------ Given records

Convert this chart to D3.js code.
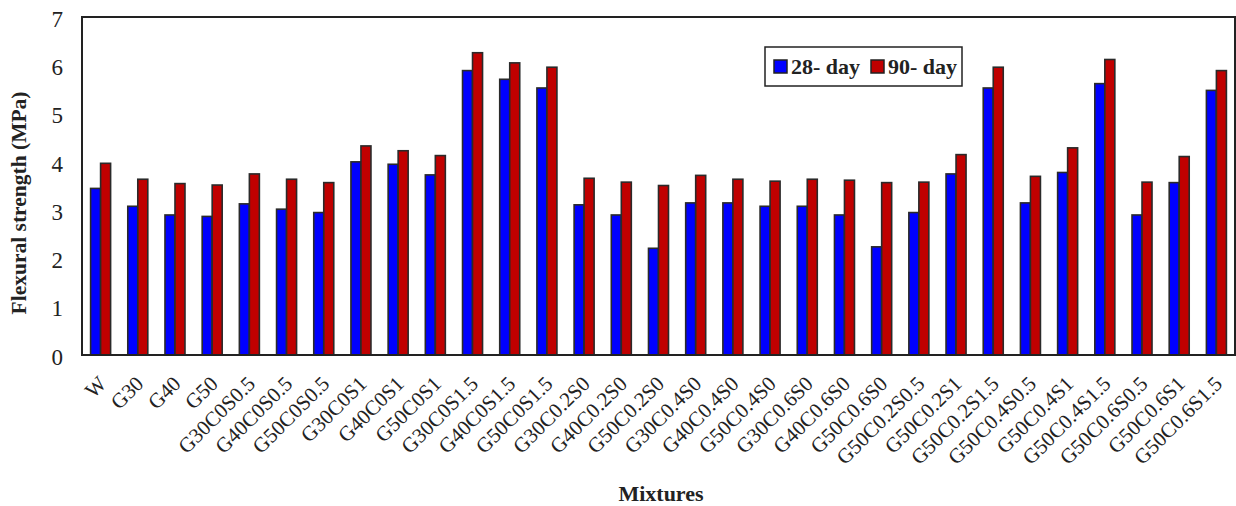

------------
------ Given records

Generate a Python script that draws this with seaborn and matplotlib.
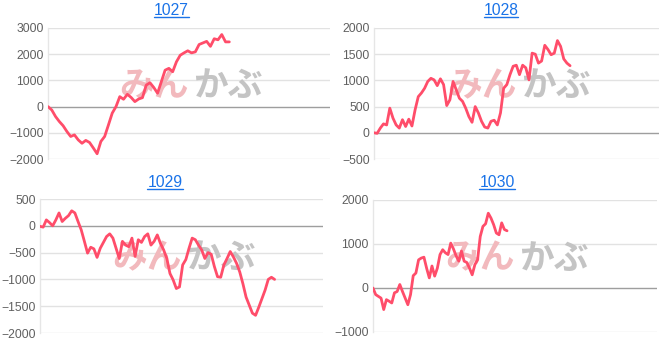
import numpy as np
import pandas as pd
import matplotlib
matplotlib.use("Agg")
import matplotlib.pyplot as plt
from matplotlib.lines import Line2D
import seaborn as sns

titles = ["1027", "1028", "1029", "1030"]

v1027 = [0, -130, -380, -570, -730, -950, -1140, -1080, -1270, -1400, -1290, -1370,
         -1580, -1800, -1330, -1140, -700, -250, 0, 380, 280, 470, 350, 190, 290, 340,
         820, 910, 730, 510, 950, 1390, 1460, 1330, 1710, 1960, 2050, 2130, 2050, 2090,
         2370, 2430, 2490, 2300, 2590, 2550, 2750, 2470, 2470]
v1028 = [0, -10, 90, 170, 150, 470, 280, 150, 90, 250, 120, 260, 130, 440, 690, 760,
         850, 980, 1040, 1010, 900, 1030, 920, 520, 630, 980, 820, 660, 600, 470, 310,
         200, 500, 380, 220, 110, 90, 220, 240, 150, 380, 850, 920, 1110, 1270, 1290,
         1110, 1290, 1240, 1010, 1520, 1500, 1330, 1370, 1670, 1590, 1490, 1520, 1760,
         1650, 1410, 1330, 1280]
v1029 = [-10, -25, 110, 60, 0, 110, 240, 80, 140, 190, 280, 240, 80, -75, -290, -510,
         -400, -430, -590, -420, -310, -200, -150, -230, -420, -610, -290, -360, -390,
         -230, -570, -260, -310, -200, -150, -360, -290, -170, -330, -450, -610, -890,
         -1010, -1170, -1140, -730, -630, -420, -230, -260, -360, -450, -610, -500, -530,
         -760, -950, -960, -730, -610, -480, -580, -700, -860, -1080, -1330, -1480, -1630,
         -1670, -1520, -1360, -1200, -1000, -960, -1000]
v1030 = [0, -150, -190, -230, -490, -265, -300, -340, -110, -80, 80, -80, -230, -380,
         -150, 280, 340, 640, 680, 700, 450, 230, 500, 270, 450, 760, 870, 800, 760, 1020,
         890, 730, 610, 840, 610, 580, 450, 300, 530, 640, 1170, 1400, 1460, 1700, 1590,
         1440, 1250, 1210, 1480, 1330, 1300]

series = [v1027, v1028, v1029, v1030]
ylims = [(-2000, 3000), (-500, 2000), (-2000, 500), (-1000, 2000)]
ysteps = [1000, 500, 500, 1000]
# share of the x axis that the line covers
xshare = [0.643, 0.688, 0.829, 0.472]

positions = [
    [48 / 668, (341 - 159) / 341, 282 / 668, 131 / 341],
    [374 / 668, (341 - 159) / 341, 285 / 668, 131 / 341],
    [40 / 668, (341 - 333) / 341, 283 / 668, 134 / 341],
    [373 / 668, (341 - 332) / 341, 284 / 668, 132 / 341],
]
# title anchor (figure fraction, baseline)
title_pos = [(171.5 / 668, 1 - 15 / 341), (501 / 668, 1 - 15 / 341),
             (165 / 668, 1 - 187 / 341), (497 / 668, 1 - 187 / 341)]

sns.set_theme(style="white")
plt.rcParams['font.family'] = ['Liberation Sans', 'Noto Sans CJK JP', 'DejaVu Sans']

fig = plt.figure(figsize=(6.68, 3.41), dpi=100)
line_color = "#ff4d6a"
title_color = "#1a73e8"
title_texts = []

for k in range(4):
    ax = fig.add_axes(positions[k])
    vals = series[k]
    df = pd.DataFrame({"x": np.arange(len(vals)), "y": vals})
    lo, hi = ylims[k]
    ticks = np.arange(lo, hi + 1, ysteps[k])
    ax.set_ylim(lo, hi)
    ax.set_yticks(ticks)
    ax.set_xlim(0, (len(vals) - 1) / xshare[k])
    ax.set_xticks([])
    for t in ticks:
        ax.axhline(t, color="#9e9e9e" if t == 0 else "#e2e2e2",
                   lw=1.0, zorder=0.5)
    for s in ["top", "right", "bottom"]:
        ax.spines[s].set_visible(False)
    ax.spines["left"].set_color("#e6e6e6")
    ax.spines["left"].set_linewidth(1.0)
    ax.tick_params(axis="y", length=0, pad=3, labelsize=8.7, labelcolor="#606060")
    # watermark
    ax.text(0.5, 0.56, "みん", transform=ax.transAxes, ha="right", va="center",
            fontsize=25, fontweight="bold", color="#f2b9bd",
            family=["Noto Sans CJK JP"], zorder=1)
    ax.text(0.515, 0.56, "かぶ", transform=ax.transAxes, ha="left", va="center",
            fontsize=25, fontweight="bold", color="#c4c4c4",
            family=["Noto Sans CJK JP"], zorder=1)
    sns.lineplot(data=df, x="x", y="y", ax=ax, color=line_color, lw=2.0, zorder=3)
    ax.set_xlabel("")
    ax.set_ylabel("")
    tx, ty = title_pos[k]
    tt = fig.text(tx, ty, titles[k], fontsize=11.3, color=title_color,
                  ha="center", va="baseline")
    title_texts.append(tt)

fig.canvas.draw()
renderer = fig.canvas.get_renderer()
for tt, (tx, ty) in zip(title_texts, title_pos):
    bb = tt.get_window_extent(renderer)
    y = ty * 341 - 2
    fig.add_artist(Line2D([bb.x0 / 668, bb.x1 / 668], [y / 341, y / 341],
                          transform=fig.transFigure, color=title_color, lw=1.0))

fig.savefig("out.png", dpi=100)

------------

* Instructions to follow
Everything above from the line with "Generate a Python" through the line with "1440, 1250, 1210, 1480, 1330, 1300]" should be retyped exactly, and nothing else; omit pictures.

* Solution to the problem
Generate a Python script that draws this with seaborn and matplotlib.
import numpy as np
import pandas as pd
import matplotlib
matplotlib.use("Agg")
import matplotlib.pyplot as plt
from matplotlib.lines import Line2D
import seaborn as sns

titles = ["1027", "1028", "1029", "1030"]

v1027 = [0, -130, -380, -570, -730, -950, -1140, -1080, -1270, -1400, -1290, -1370,
         -1580, -1800, -1330, -1140, -700, -250, 0, 380, 280, 470, 350, 190, 290, 340,
         820, 910, 730, 510, 950, 1390, 1460, 1330, 1710, 1960, 2050, 2130, 2050, 2090,
         2370, 2430, 2490, 2300, 2590, 2550, 2750, 2470, 2470]
v1028 = [0, -10, 90, 170, 150, 470, 280, 150, 90, 250, 120, 260, 130, 440, 690, 760,
         850, 980, 1040, 1010, 900, 1030, 920, 520, 630, 980, 820, 660, 600, 470, 310,
         200, 500, 380, 220, 110, 90, 220, 240, 150, 380, 850, 920, 1110, 1270, 1290,
         1110, 1290, 1240, 1010, 1520, 1500, 1330, 1370, 1670, 1590, 1490, 1520, 1760,
         1650, 1410, 1330, 1280]
v1029 = [-10, -25, 110, 60, 0, 110, 240, 80, 140, 190, 280, 240, 80, -75, -290, -510,
         -400, -430, -590, -420, -310, -200, -150, -230, -420, -610, -290, -360, -390,
         -230, -570, -260, -310, -200, -150, -360, -290, -170, -330, -450, -610, -890,
         -1010, -1170, -1140, -730, -630, -420, -230, -260, -360, -450, -610, -500, -530,
         -760, -950, -960, -730, -610, -480, -580, -700, -860, -1080, -1330, -1480, -1630,
         -1670, -1520, -1360, -1200, -1000, -960, -1000]
v1030 = [0, -150, -190, -230, -490, -265, -300, -340, -110, -80, 80, -80, -230, -380,
         -150, 280, 340, 640, 680, 700, 450, 230, 500, 270, 450, 760, 870, 800, 760, 1020,
         890, 730, 610, 840, 610, 580, 450, 300, 530, 640, 1170, 1400, 1460, 1700, 1590,
         1440, 1250, 1210, 1480, 1330, 1300]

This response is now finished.